This invention relates to marine seismic surveying and, more particularly, to methods and apparatus for enhancing marine seismic profiles to minimize destructive effects of coherent noise, e.g., that caused by water column reverberation, or "ghosting."
Generally speaking, marine seismic surveys are conducted by towing an energy source and seismic detector behind a vessel. The source imparts an acoustic wave to the water, creating a wavefield which travels coherently into the underlying earth. As the wavefield strikes interfaces between earth formations, or strata, it is reflected back through the earth and water to the detectors, where it is converted to an electrical signal and recorded. Through analysis of this signal, it is possible to determine the shape, position and make-up of sub-bottom formations.
A problem encountered in marine surveying--as well as in its land counterpart, vertical seismic profiling, or "VSP"--is that of water column reverberation. The problem which arises as a result of inherent reflectivity of the water surface and bottom may be explained as follows.
A seismic wave generated in (or reflected off) earth strata passes into the water in a generally upward direction. This wave, termed the "primary," travels through the water and by the seismic detector, which records the passing. The wavefield continues upward to the water's surface, where it is reflected downwards. This reflected, or "ghost," wavefield travels back through the water and by the detector, where its passing is again recorded. Depending upon the nature of the earth material at the water's bottom, the ghost wavefield may, once again, be reflected upwards, giving rise to a series of subsequent ghost reflections. This reverberation of the wavefield obscures the primary data, amplifying certain frequencies and attenuating others, and thereby makes difficult analysis of the underlying earth formations.
Among the art is Ray et al., U.S. Pat. No. 4,353,121. That patent teaches a system in which seismic waves travelling through the water are detected by a slanted cable of spaced-apart hydrophones. After conventional data processing techniques (e.g., demultiplexing, gain recovery, common depth point sorting) have been applied to the wavefield data, static and dynamic time corrections are separately applied to the primary and ghost reflections contained therein. Particularly, the primary reflection wavelets are aligned with one another in one stack, and the ghost reflection wavelets are aligned in another. The ghost reflection data is, additionally, phase-reversed and time-shifted for correspondence with the primary reflection data. The resultant primary stack and ghost stacks are combined to produce a stack which is said to be of improved signal quality.
Also in the art is Ruehle, U.S. Pat. No. 4,486,865, disclosing a technique for reducing ghosting wherein a pressure detector and a particle velocity detector are positioned in close proximity to one another in the water. The output of the detectors to upward and downward travelling waves are gain-adjusted and deconvolved using a filter computed by adding a predetermined amount of white noise to the zero lag of the autocorrelation function. The deconvolved/gain-adjusted output of the detectors are then added to one another to cancel ghost reflections.

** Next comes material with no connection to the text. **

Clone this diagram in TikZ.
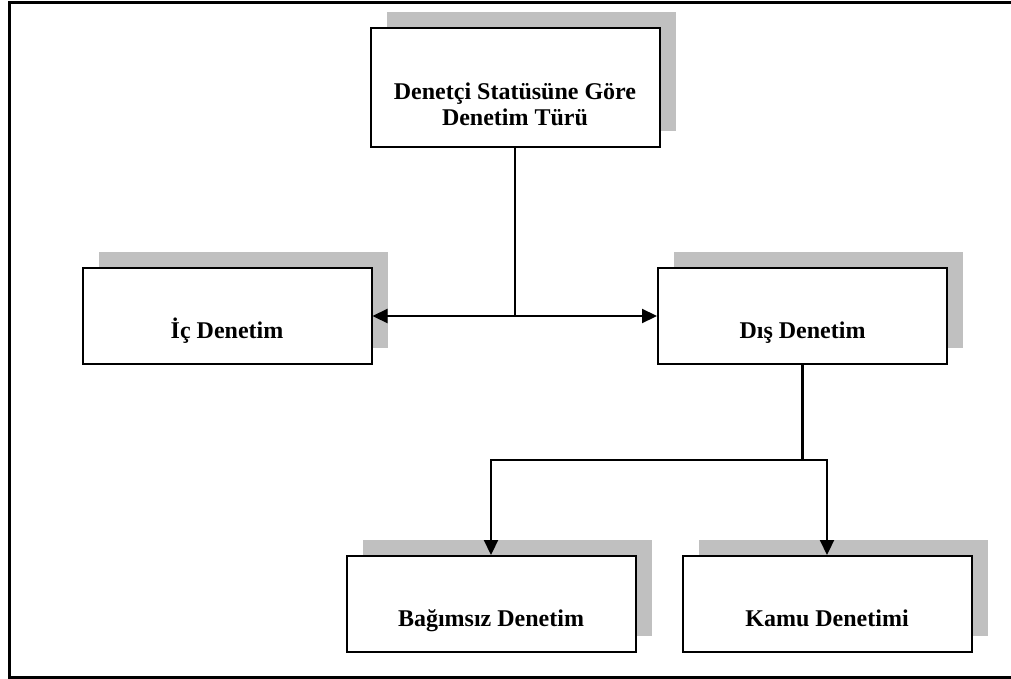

Prior techniques of the type described above suffer various drawbacks. For example, the output of the Ray et al system is data-compressed (i.e., stacked) and, therefore, not suited for further processing by traditional pre-stack techniques, i.e., time, amplitude and frequency correction, which might otherwise improve the quality of the seismic reflection analysis. The Ruehle patent, and others like it which utilize filtering techniques, suffers losses in signal quality inherent to the filtering process, for example, amplification of noise in certain frequencies.
In view of the foregoing, an object of this invention is to provide an improved system for marine seismic reflection prospecting. More particularly, an object of the invention is to provide a method and apparatus for marine seismic prospecting having an output with improved signal-to-noise ratios.
A further object of the invention is to provide a marine seismic reflection prospecting system which eliminates ghosting without increasing the noise content of the output signal.
Still another object of the invention is to provide a marine seismic prospecting system that reduces both coherent noise, e.g., ghosting and horizontally travelling noise, and non-coherent noise, e.g., random noise.
A further object of the invention is to provide a marine prospecting system which produces output which may be used in conjunction with other pre-stack techniques, e.g., normal moveout correction, to facilitate analysis of the earth formations under study.